Extracted data entries:
-- -- --

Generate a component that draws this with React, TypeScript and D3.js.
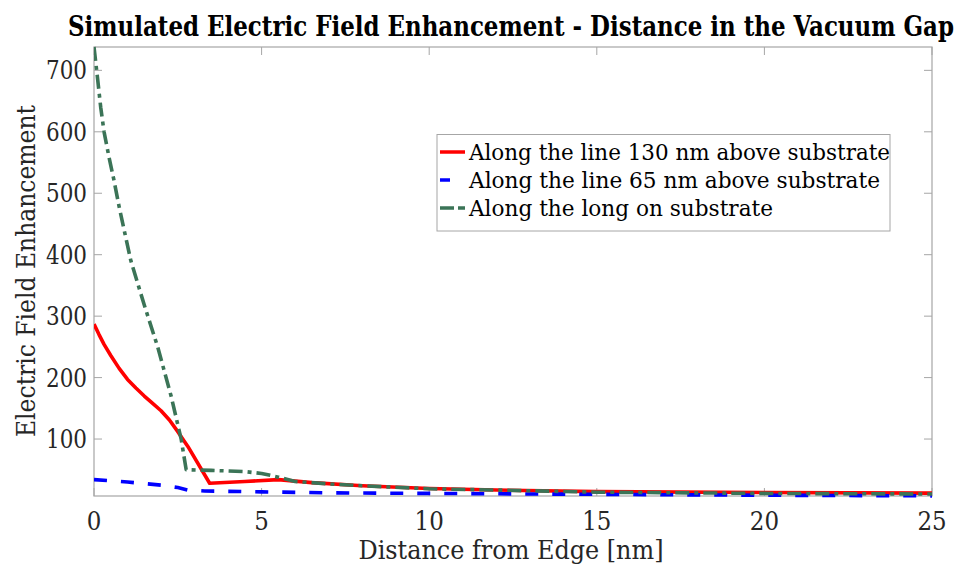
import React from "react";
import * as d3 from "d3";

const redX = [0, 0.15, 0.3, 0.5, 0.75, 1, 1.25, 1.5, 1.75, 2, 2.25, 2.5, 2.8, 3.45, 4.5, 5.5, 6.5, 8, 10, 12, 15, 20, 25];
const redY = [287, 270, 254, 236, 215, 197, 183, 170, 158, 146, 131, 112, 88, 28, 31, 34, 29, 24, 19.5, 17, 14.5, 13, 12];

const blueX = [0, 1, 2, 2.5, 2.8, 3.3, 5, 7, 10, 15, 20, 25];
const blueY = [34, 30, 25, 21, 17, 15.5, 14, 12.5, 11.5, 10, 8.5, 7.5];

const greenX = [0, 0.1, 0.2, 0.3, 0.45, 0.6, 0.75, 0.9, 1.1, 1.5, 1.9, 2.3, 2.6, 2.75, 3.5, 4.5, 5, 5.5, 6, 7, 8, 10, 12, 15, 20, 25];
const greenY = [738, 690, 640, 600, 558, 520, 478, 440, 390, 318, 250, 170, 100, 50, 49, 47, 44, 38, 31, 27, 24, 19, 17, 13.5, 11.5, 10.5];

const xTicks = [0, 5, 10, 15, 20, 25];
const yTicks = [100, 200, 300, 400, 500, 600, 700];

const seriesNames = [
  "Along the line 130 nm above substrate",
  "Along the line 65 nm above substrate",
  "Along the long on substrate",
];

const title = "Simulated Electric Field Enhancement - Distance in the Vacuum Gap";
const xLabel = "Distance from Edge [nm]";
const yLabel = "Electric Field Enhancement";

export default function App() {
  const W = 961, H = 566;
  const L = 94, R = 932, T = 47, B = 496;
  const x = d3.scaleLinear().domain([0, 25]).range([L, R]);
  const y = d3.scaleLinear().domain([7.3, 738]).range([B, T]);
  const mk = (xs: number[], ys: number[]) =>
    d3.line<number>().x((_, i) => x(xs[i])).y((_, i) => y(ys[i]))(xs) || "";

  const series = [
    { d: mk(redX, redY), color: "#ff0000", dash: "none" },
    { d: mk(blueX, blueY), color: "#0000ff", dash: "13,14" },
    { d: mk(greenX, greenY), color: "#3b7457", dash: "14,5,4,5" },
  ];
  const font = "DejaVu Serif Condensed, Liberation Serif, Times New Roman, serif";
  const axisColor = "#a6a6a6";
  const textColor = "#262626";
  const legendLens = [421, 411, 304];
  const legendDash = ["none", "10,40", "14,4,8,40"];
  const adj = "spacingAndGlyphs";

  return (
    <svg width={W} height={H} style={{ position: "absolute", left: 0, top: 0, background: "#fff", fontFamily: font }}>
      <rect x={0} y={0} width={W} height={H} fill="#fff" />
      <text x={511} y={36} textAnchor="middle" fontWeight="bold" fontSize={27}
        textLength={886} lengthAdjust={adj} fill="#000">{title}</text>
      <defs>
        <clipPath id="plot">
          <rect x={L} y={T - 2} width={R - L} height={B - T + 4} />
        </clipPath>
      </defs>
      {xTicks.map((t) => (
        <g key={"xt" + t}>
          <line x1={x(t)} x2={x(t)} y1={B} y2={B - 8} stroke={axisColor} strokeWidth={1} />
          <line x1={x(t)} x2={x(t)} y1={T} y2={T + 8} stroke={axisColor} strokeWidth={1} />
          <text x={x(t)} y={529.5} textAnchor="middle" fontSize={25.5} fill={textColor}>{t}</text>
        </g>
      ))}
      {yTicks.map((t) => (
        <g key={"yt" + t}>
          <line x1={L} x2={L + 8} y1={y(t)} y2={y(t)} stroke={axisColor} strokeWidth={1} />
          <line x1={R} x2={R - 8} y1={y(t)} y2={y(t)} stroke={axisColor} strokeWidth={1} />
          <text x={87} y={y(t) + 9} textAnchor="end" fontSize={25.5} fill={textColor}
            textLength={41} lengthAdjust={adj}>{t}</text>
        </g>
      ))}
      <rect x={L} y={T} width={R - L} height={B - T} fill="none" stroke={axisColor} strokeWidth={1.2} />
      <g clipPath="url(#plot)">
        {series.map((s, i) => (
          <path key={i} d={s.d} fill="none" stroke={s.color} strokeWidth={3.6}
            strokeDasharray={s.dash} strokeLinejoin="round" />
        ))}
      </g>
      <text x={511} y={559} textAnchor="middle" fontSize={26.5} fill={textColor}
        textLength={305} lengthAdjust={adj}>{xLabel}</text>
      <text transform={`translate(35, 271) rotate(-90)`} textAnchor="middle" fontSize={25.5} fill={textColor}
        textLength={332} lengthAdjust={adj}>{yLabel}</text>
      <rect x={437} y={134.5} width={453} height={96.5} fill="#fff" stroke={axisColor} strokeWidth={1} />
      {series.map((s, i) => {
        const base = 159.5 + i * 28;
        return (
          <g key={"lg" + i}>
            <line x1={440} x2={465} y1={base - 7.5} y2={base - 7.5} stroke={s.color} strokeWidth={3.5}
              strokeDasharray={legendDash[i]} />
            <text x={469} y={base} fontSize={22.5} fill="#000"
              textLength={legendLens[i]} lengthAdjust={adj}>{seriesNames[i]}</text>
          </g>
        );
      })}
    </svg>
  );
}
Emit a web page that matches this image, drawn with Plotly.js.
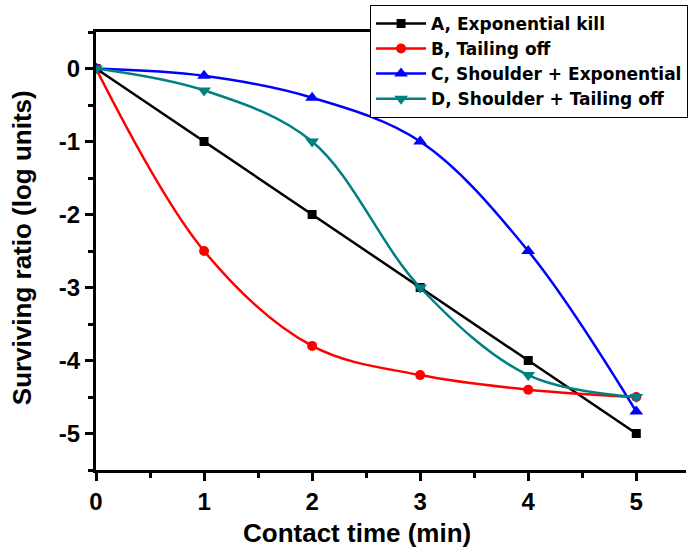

-- -- --

• _DO THIS_
Take the lines above from the top of the records through the one with "d3.line<number>().x((_, i) =>" and repeat them exactly, without any pictures.

• _OUTPUT OF THE TASK_
Generate a component that draws this with React, TypeScript and D3.js.
import React from "react";
import * as d3 from "d3";

const redX = [0, 0.15, 0.3, 0.5, 0.75, 1, 1.25, 1.5, 1.75, 2, 2.25, 2.5, 2.8, 3.45, 4.5, 5.5, 6.5, 8, 10, 12, 15, 20, 25];
const redY = [287, 270, 254, 236, 215, 197, 183, 170, 158, 146, 131, 112, 88, 28, 31, 34, 29, 24, 19.5, 17, 14.5, 13, 12];

const blueX = [0, 1, 2, 2.5, 2.8, 3.3, 5, 7, 10, 15, 20, 25];
const blueY = [34, 30, 25, 21, 17, 15.5, 14, 12.5, 11.5, 10, 8.5, 7.5];

const greenX = [0, 0.1, 0.2, 0.3, 0.45, 0.6, 0.75, 0.9, 1.1, 1.5, 1.9, 2.3, 2.6, 2.75, 3.5, 4.5, 5, 5.5, 6, 7, 8, 10, 12, 15, 20, 25];
const greenY = [738, 690, 640, 600, 558, 520, 478, 440, 390, 318, 250, 170, 100, 50, 49, 47, 44, 38, 31, 27, 24, 19, 17, 13.5, 11.5, 10.5];

const xTicks = [0, 5, 10, 15, 20, 25];
const yTicks = [100, 200, 300, 400, 500, 600, 700];

const seriesNames = [
  "Along the line 130 nm above substrate",
  "Along the line 65 nm above substrate",
  "Along the long on substrate",
];

const title = "Simulated Electric Field Enhancement - Distance in the Vacuum Gap";
const xLabel = "Distance from Edge [nm]";
const yLabel = "Electric Field Enhancement";

export default function App() {
  const W = 961, H = 566;
  const L = 94, R = 932, T = 47, B = 496;
  const x = d3.scaleLinear().domain([0, 25]).range([L, R]);
  const y = d3.scaleLinear().domain([7.3, 738]).range([B, T]);
  const mk = (xs: number[], ys: number[]) =>
    d3.line<number>().x((_, i) => x(xs[i])).y((_, i) => y(ys[i]))(xs) || "";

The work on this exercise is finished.